Plasterboard Recycling Making Progress in the U.K.

WRAP reports 54,000 metric tons of plasterboard scrap was recycled between April 2007 and March 2008.

Strong progress has been made by the U.K. plasterboard manufacturers in recycling scrap plasterboard and reducing the amount of material sent to landfills in the first year of the industry’s Ashdown Agreement, according to a report released by the U.K.’s Waste & Resources Action Programme (WRAP).

 

Between April 2007 and March 2008 nearly 54,000 metric tons of scrap plasterboard was recycled back into new plasterboard.

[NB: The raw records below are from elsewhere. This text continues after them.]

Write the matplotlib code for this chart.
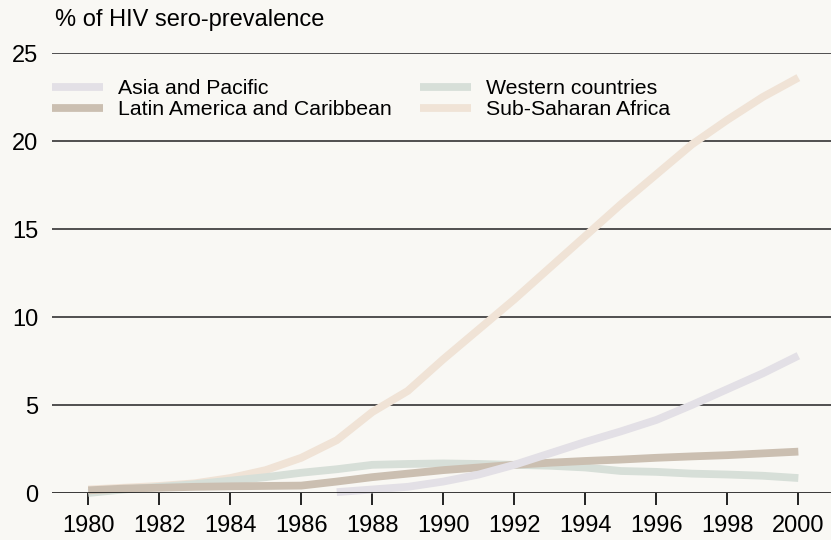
import matplotlib
matplotlib.use("Agg")
import matplotlib.pyplot as plt

plt.rcParams['font.family'] = ['Liberation Sans', 'DejaVu Sans']

years = list(range(1980, 2001))
asia_years = list(range(1987, 2001))
asia = [0.05, 0.2, 0.35, 0.65, 1.05, 1.6, 2.25, 2.9, 3.5, 4.15, 5.0, 5.9, 6.8, 7.8]
latin = [0.15, 0.25, 0.3, 0.35, 0.38, 0.4, 0.42, 0.65, 0.9, 1.1, 1.3,
         1.45, 1.6, 1.72, 1.82, 1.9, 2.0, 2.08, 2.15, 2.25, 2.35]
western = [0.0, 0.2, 0.35, 0.5, 0.7, 0.9, 1.15, 1.35, 1.6, 1.65, 1.68,
           1.65, 1.6, 1.55, 1.45, 1.25, 1.2, 1.1, 1.05, 0.98, 0.85]
ssa = [0.2, 0.3, 0.4, 0.55, 0.85, 1.3, 2.0, 3.0, 4.6, 5.8, 7.6,
       9.3, 11.0, 12.8, 14.6, 16.4, 18.1, 19.8, 21.2, 22.5, 23.6]
xticks = list(range(1980, 2001, 2))
yticks = [0, 5, 10, 15, 20, 25]

bg = '#f9f8f4'
fig = plt.figure(figsize=(8.31, 5.40), dpi=100, facecolor=bg)
ax = fig.add_axes([52 / 831, 1 - 493 / 540, 1 - 52 / 831, 440 / 540])
ax.set_facecolor(bg)

lw = 5.6
kw = dict(lw=lw, clip_on=False, solid_capstyle='butt', solid_joinstyle='miter')
l_ssa, = ax.plot(years, ssa, color='#f0e3d6', label='Sub-Saharan Africa', **kw)
l_wes, = ax.plot(years, western, color='#d7dfd8', label='Western countries', **kw)
l_lat, = ax.plot(years, latin, color='#cbbfb1', label='Latin America and Caribbean', **kw)
l_asi, = ax.plot(asia_years, asia, color='#e3e0e6', label='Asia and Pacific', **kw)

for v in yticks[1:]:
    ax.axhline(v, color='#333333', lw=1.2, zorder=0)
ax.axhline(0, color='black', lw=1.8, zorder=5)

ax.set_xlim(1978.98, 2000.92)
ax.set_ylim(0, 25)
ax.set_xticks(xticks)
ax.set_yticks(yticks)
ax.tick_params(axis='x', length=8.6, width=1.2, color='black', labelsize=17, pad=7.5)
ax.tick_params(axis='y', length=0, labelsize=17, pad=10)
for s in ax.spines.values():
    s.set_visible(False)

fig.text(55 / 831, 1 - 20 / 540, '% of HIV sero-prevalence', fontsize=17,
         va='center', ha='left')

ax.legend(handles=[l_asi, l_lat, l_wes, l_ssa], ncol=2, frameon=False,
          loc='upper left', bbox_to_anchor=(52 / 831, 1 - 79 / 540),
          bbox_transform=fig.transFigure, fontsize=15.3, handlelength=2.4,
          handletextpad=0.7, columnspacing=1.35, labelspacing=0.1,
          borderaxespad=0, borderpad=0, handleheight=0.6)

fig.savefig('out.png', dpi=100, facecolor=bg)
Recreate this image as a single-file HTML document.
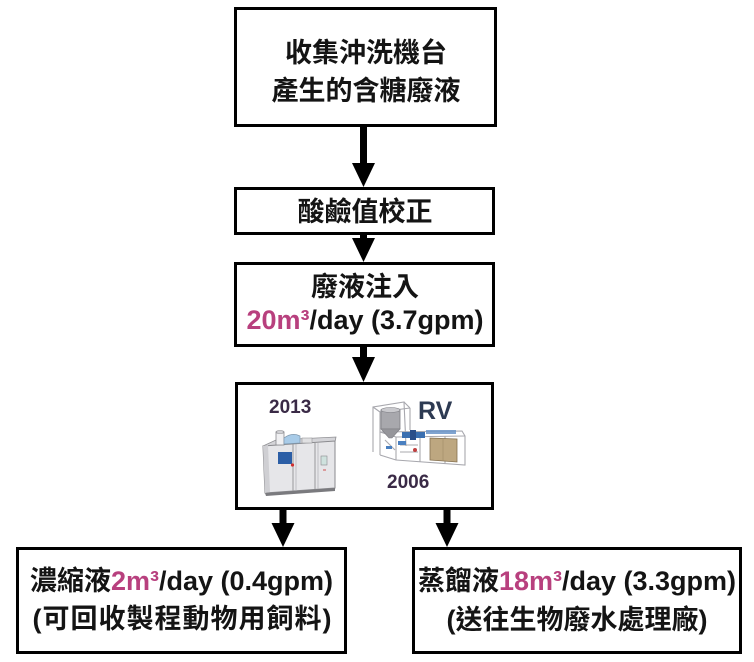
<!DOCTYPE html>
<html>
<head>
<meta charset="utf-8">
<style>
  html, body { margin:0; padding:0; background:#ffffff; }
  #page { position:relative; width:754px; height:662px; overflow:hidden; background:#fff; }
  svg { position:absolute; left:0; top:0; }
  .t {
    position:absolute;
    font-family:"Liberation Sans","Noto Sans CJK TC",sans-serif;
    font-weight:bold;
    font-size:27px;
    line-height:36px;
    height:36px;
    color:#141414;
    text-align:center;
    white-space:nowrap;
  }
  .pk { color:#b8407e; }
  .yr {
    position:absolute;
    font-family:"Liberation Sans","DejaVu Sans",sans-serif;
    font-weight:bold;
    white-space:nowrap;
  }
</style>
</head>
<body>
<div id="page">
<svg width="754" height="662" viewBox="0 0 754 662" xmlns="http://www.w3.org/2000/svg">
  <g fill="none" stroke="#000" stroke-width="3">
    <rect x="235.5" y="8.5" width="260" height="117"/>
    <rect x="235.5" y="188.5" width="258" height="45"/>
    <rect x="235.5" y="263.5" width="258" height="82"/>
    <rect x="236.5" y="383.5" width="256" height="125"/>
    <rect x="17.5" y="548.5" width="328" height="104"/>
    <rect x="413.5" y="548.5" width="327" height="104"/>
  </g>
  <g fill="#000">
    <rect x="360" y="127" width="7" height="37"/>
    <polygon points="352,163 375,163 363.5,187"/>
    <rect x="360" y="234" width="7" height="5"/>
    <polygon points="352,238 375,238 363.5,262"/>
    <rect x="360" y="346" width="7" height="12"/>
    <polygon points="352,357 375,357 363.5,382"/>
    <rect x="279.5" y="509" width="7" height="15"/>
    <polygon points="271.5,523 294.5,523 283,547"/>
    <rect x="443.5" y="509" width="7" height="15"/>
    <polygon points="435.5,523 458.5,523 447,547"/>
  </g>

  <!-- Left machine (2013) -->
  <g>
    <polygon points="263,446 276,440 336,437 335,442 264,447" fill="#d4d4d8" stroke="#909094" stroke-width="0.8"/>
    <polygon points="263,446 335,441 335,488 265,493" fill="#e6e6e9" stroke="#8a8a8e" stroke-width="1"/>
    <polygon points="263,446 268,445 270,492 265,493" fill="#cfcfd3"/>
    <line x1="293" y1="444" x2="293" y2="491" stroke="#98989c" stroke-width="1"/>
    <line x1="296" y1="444" x2="296" y2="491" stroke="#b4b4b8" stroke-width="0.8"/>
    <line x1="315" y1="443" x2="315" y2="489" stroke="#98989c" stroke-width="1"/>
    <line x1="318" y1="443" x2="318" y2="489" stroke="#b4b4b8" stroke-width="0.8"/>
    <rect x="278" y="452" width="14" height="12" fill="#2b5ea6"/>
    <circle cx="292.5" cy="465" r="1.6" fill="#d03030"/>
    <rect x="321" y="456" width="6" height="9" fill="#cfe2de" stroke="#8a8a8e" stroke-width="0.6"/>
    <line x1="323" y1="470" x2="326" y2="470" stroke="#d05050" stroke-width="1"/>
    <polygon points="265,493 335,488 335,491 266,496" fill="#7a7a7e"/>
    <rect x="276" y="432" width="8" height="13" fill="#f0f0f2" stroke="#8a8a8e" stroke-width="0.8"/>
    <ellipse cx="280" cy="432" rx="4" ry="1.5" fill="#d0d0d4" stroke="#8a8a8e" stroke-width="0.6"/>
    <path d="M284,438 Q292,432 300,436 L300,443 L284,444 Z" fill="#a8cbe8" stroke="#7f98ae" stroke-width="0.7"/>
    <rect x="302" y="438" width="10" height="5" fill="#e0e0e2" stroke="#98989c" stroke-width="0.6"/>
  </g>

  <!-- Right machine (RV) -->
  <g>
    <g fill="none" stroke="#a8a8ae" stroke-width="1.1">
      <polyline points="373,452 373,407 404,402 406,446"/>
      <line x1="373" y1="407" x2="380" y2="412"/>
      <line x1="404" y1="402" x2="410" y2="408"/>
      <line x1="380" y1="412" x2="380" y2="455"/>
      <line x1="410" y1="408" x2="410" y2="430"/>
      <line x1="380" y1="412" x2="410" y2="408"/>
      <polyline points="380,432 462,431 465,436 465,465 396,460 380,455"/>
      <line x1="396" y1="437" x2="465" y2="436"/>
      <line x1="396" y1="437" x2="396" y2="460"/>
      <line x1="380" y1="432" x2="396" y2="437"/>
      <line x1="420" y1="437" x2="420" y2="462"/>
      <line x1="445" y1="436" x2="445" y2="463"/>
      <line x1="385" y1="440" x2="395" y2="450"/>
      <line x1="400" y1="445" x2="418" y2="445"/>
      <line x1="400" y1="452" x2="418" y2="452"/>
    </g>
    <rect x="381" y="410" width="19" height="19" fill="#a8a8ad" stroke="#7e7e84" stroke-width="0.8"/>
    <ellipse cx="390.5" cy="410" rx="9.5" ry="2.5" fill="#cacace" stroke="#7e7e84" stroke-width="0.6"/>
    <polygon points="381,429 400,429 392,438 389,438" fill="#96969b" stroke="#7e7e84" stroke-width="0.6"/>
    <rect x="402" y="432" width="23" height="6" fill="#3a6fb0"/>
    <rect x="410" y="430" width="6" height="10" fill="#2a4f8a"/>
    <rect x="398" y="441" width="8" height="4" fill="#4a80c0"/>
    <rect x="426" y="430" width="30" height="4" fill="#6a94c8" opacity="0.85"/>
    <rect x="386" y="446" width="6" height="3" fill="#4a80c0"/>
    <circle cx="415" cy="450" r="2" fill="#c04040"/>
    <polygon points="430,438 457,439 457,462 430,460" fill="#bda780" stroke="#857150" stroke-width="0.8"/>
    <line x1="443" y1="439" x2="443" y2="461" stroke="#a08c66" stroke-width="0.6"/>
  </g>
</svg>

<div class="t" style="left:236px;width:260px;top:35px;">收集沖洗機台</div>
<div class="t" style="left:236px;width:260px;top:73px;">產生的含糖廢液</div>

<div class="t" style="left:236px;width:258px;top:194px;">酸鹼值校正</div>

<div class="t" style="left:236px;width:258px;top:269px;">廢液注入</div>
<div class="t" style="left:236px;width:258px;top:302px;"><span class="pk">20m³</span>/day (3.7gpm)</div>

<div class="yr" style="left:269px;top:397px;font-size:19px;line-height:22px;color:#3a2a46;">2013</div>
<div class="yr" style="left:418px;top:397px;font-size:25px;line-height:28px;color:#2d3a52;">RV</div>
<div class="yr" style="left:387px;top:472px;font-size:19px;line-height:22px;color:#3a2a46;">2006</div>

<div class="t" style="left:16px;width:331px;top:563px;">濃縮液<span class="pk">2m³</span>/day (0.4gpm)</div>
<div class="t" style="left:16px;width:331px;top:601px;letter-spacing:1px;padding-left:2px;box-sizing:border-box;">(可回收製程動物用飼料)</div>

<div class="t" style="left:412px;width:330px;top:563px;"><span>蒸餾液</span><span class="pk">18m³</span>/day (3.3gpm)</div>
<div class="t" style="left:412px;width:330px;top:602px;">(送往生物廢水處理廠)</div>
</div>
</body>
</html>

Manufacturers have also reduced the material sent to landfill from their production operations to 6,000 metric tons.

 

The Ashdown Agreement was signed in March 2007 between the Gypsum Products Development Association (GDPA) representing the U.K. plasterboard manufacturers and WRAP. The agreement set two targets:

 

  • Reduce the amount of scrap material sent to landfills from manufacturing operations to 10,000 metric tons per year by 2010, and
  • Increase the take-back and recycling of plasterboard for use in plasterboard manufacture to 50 percent of new construction scrap arisings (currently estimated at 300,000 metric tons) by 2010.

 

In addition, the agreement called for the plasterboard manufacturers to work together with the construction sector toward reducing the amount of new plasterboard going to landfill.

 

As a result of the disposal target for 2010 being met in the first year, the target to reduce the amount of manufacturing scrap sent to landfill has been tightened from 10,000 to 7,500 metric tons by 2010.

 

The annual report of the Ashdown Agreement is available on WRAP’s Web site.